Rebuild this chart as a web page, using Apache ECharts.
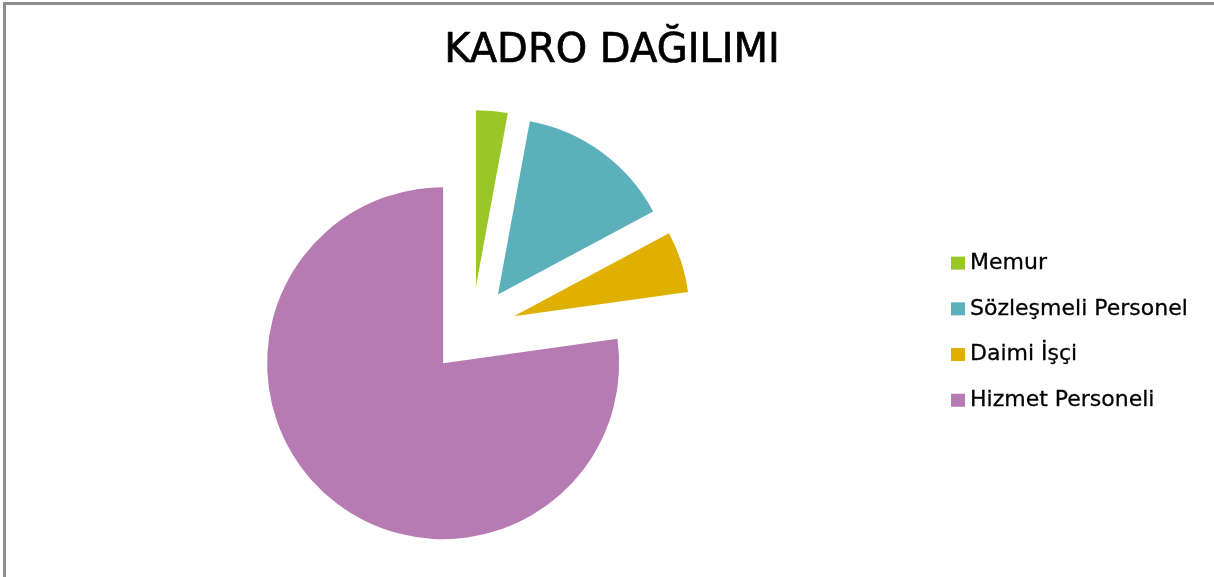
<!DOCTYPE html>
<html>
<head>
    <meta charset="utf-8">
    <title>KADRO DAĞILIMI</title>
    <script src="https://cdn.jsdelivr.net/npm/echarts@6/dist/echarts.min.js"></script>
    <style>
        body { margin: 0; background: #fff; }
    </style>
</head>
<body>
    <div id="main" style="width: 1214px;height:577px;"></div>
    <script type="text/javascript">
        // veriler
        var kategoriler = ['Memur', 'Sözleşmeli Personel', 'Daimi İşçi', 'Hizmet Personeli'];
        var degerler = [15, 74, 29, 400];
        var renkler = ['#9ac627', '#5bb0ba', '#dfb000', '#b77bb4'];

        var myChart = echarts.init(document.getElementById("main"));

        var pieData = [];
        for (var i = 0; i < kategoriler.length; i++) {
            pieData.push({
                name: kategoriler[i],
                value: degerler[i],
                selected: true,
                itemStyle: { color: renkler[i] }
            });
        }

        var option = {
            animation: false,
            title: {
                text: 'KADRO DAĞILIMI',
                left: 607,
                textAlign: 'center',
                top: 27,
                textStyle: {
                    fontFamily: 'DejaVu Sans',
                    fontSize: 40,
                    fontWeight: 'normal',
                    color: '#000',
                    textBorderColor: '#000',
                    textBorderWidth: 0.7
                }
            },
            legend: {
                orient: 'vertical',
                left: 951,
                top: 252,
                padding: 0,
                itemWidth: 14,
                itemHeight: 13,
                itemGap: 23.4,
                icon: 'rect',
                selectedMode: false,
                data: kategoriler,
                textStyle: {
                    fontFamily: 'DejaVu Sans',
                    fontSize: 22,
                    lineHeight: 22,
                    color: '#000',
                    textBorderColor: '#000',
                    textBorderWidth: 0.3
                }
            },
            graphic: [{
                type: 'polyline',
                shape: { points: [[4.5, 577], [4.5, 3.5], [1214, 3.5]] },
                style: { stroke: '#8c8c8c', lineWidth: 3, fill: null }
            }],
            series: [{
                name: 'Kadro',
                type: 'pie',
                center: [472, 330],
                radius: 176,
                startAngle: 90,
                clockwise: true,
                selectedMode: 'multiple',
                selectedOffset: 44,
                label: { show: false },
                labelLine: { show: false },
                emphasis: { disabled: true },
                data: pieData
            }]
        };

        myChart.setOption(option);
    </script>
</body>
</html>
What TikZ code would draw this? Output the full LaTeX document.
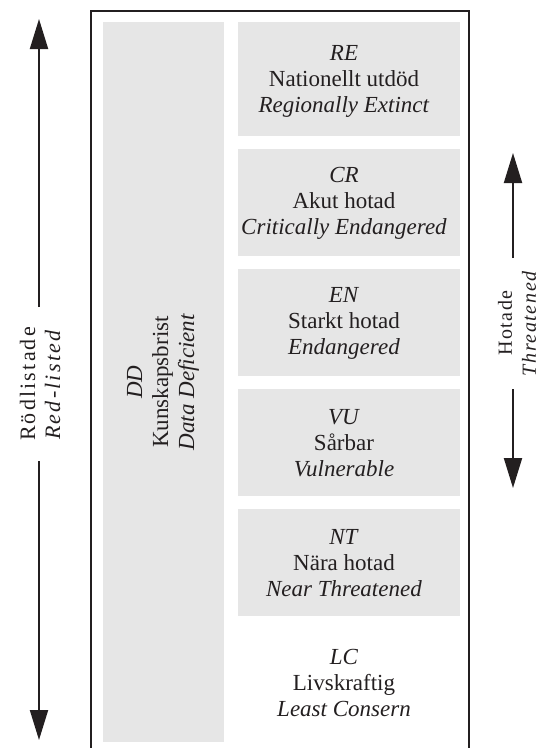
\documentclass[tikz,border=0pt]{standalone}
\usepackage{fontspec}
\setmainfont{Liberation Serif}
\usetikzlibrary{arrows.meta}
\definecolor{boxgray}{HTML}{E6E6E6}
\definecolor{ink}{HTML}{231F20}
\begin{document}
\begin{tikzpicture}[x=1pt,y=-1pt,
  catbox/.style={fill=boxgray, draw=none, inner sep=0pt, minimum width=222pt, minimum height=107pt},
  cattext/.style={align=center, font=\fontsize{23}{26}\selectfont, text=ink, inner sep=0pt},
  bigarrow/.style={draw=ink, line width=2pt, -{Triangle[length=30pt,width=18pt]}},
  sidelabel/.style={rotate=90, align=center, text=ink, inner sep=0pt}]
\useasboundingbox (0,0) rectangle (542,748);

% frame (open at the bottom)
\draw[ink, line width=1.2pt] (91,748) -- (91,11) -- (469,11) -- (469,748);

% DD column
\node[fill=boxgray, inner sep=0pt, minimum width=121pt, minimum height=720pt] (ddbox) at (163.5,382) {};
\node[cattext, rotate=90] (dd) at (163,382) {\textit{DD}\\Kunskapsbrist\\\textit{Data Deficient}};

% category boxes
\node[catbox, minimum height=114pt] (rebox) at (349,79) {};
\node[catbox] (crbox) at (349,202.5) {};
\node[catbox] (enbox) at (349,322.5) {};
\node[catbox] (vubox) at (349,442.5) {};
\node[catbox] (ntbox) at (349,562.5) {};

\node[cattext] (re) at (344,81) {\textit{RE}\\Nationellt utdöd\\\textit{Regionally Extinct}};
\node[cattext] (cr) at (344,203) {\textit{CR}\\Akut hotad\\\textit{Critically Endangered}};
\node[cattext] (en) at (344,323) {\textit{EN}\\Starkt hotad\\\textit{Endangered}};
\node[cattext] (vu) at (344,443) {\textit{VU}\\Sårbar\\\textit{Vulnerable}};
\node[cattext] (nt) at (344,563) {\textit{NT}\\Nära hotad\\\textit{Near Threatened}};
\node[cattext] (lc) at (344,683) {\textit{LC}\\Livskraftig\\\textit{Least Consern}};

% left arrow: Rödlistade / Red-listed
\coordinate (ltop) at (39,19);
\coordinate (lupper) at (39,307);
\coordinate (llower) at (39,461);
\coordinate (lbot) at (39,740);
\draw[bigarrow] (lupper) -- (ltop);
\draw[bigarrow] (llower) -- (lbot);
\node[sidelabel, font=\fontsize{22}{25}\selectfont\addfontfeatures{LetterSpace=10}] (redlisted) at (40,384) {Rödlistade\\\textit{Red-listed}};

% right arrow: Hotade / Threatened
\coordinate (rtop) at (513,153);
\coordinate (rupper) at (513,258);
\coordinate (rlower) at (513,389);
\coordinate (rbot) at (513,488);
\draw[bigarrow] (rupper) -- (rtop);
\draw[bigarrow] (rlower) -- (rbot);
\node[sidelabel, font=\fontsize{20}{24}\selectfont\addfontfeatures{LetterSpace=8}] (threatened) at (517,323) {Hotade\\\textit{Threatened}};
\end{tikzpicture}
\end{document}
****************************************
Go through the listing above and quote it exactly, apart from its images.

### CORRECT RESPONSE
Rebuild this chart as a web page, using Apache ECharts.
<!DOCTYPE html>
<html>
<head>
    <meta charset="utf-8">
    <title>KADRO DAĞILIMI</title>
    <script src="https://cdn.jsdelivr.net/npm/echarts@6/dist/echarts.min.js"></script>
    <style>
        body { margin: 0; background: #fff; }
    </style>
</head>
<body>
    <div id="main" style="width: 1214px;height:577px;"></div>
    <script type="text/javascript">
        // veriler
        var kategoriler = ['Memur', 'Sözleşmeli Personel', 'Daimi İşçi', 'Hizmet Personeli'];
        var degerler = [15, 74, 29, 400];
        var renkler = ['#9ac627', '#5bb0ba', '#dfb000', '#b77bb4'];

        var myChart = echarts.init(document.getElementById("main"));

        var pieData = [];
        for (var i = 0; i < kategoriler.length; i++) {
            pieData.push({
                name: kategoriler[i],
                value: degerler[i],
                selected: true,
                itemStyle: { color: renkler[i] }
            });
        }

        var option = {
            animation: false,
            title: {
                text: 'KADRO DAĞILIMI',
                left: 607,
                textAlign: 'center',
                top: 27,
                textStyle: {
                    fontFamily: 'DejaVu Sans',
                    fontSize: 40,
                    fontWeight: 'normal',
                    color: '#000',
                    textBorderColor: '#000',
                    textBorderWidth: 0.7
                }
            },
            legend: {
                orient: 'vertical',
                left: 951,
                top: 252,
                padding: 0,
                itemWidth: 14,
                itemHeight: 13,
                itemGap: 23.4,
                icon: 'rect',
                selectedMode: false,
                data: kategoriler,
                textStyle: {
                    fontFamily: 'DejaVu Sans',
                    fontSize: 22,
                    lineHeight: 22,
                    color: '#000',
                    textBorderColor: '#000',
                    textBorderWidth: 0.3
                }
            },
            graphic: [{
                type: 'polyline',
                shape: { points: [[4.5, 577], [4.5, 3.5], [1214, 3.5]] },
                style: { stroke: '#8c8c8c', lineWidth: 3, fill: null }
            }],
            series: [{
                name: 'Kadro',
                type: 'pie',
                center: [472, 330],
                radius: 176,
                startAngle: 90,
                clockwise: true,
                selectedMode: 'multiple',
                selectedOffset: 44,
                label: { show: false },
                labelLine: { show: false },
                emphasis: { disabled: true },
                data: pieData
            }]
        };

        myChart.setOption(option);
    </script>
</body>
</html>
What TikZ code would draw this? Output the full LaTeX document.
\documentclass[tikz,border=0pt]{standalone}
\usepackage{fontspec}
\setmainfont{Liberation Serif}
\usetikzlibrary{arrows.meta}
\definecolor{boxgray}{HTML}{E6E6E6}
\definecolor{ink}{HTML}{231F20}
\begin{document}
\begin{tikzpicture}[x=1pt,y=-1pt,
  catbox/.style={fill=boxgray, draw=none, inner sep=0pt, minimum width=222pt, minimum height=107pt},
  cattext/.style={align=center, font=\fontsize{23}{26}\selectfont, text=ink, inner sep=0pt},
  bigarrow/.style={draw=ink, line width=2pt, -{Triangle[length=30pt,width=18pt]}},
  sidelabel/.style={rotate=90, align=center, text=ink, inner sep=0pt}]
\useasboundingbox (0,0) rectangle (542,748);

% frame (open at the bottom)
\draw[ink, line width=1.2pt] (91,748) -- (91,11) -- (469,11) -- (469,748);

% DD column
\node[fill=boxgray, inner sep=0pt, minimum width=121pt, minimum height=720pt] (ddbox) at (163.5,382) {};
\node[cattext, rotate=90] (dd) at (163,382) {\textit{DD}\\Kunskapsbrist\\\textit{Data Deficient}};

% category boxes
\node[catbox, minimum height=114pt] (rebox) at (349,79) {};
\node[catbox] (crbox) at (349,202.5) {};
\node[catbox] (enbox) at (349,322.5) {};
\node[catbox] (vubox) at (349,442.5) {};
\node[catbox] (ntbox) at (349,562.5) {};

\node[cattext] (re) at (344,81) {\textit{RE}\\Nationellt utdöd\\\textit{Regionally Extinct}};
\node[cattext] (cr) at (344,203) {\textit{CR}\\Akut hotad\\\textit{Critically Endangered}};
\node[cattext] (en) at (344,323) {\textit{EN}\\Starkt hotad\\\textit{Endangered}};
\node[cattext] (vu) at (344,443) {\textit{VU}\\Sårbar\\\textit{Vulnerable}};
\node[cattext] (nt) at (344,563) {\textit{NT}\\Nära hotad\\\textit{Near Threatened}};
\node[cattext] (lc) at (344,683) {\textit{LC}\\Livskraftig\\\textit{Least Consern}};

% left arrow: Rödlistade / Red-listed
\coordinate (ltop) at (39,19);
\coordinate (lupper) at (39,307);
\coordinate (llower) at (39,461);
\coordinate (lbot) at (39,740);
\draw[bigarrow] (lupper) -- (ltop);
\draw[bigarrow] (llower) -- (lbot);
\node[sidelabel, font=\fontsize{22}{25}\selectfont\addfontfeatures{LetterSpace=10}] (redlisted) at (40,384) {Rödlistade\\\textit{Red-listed}};

% right arrow: Hotade / Threatened
\coordinate (rtop) at (513,153);
\coordinate (rupper) at (513,258);
\coordinate (rlower) at (513,389);
\coordinate (rbot) at (513,488);
\draw[bigarrow] (rupper) -- (rtop);
\draw[bigarrow] (rlower) -- (rbot);
\node[sidelabel, font=\fontsize{20}{24}\selectfont\addfontfeatures{LetterSpace=8}] (threatened) at (517,323) {Hotade\\\textit{Threatened}};
\end{tikzpicture}
\end{document}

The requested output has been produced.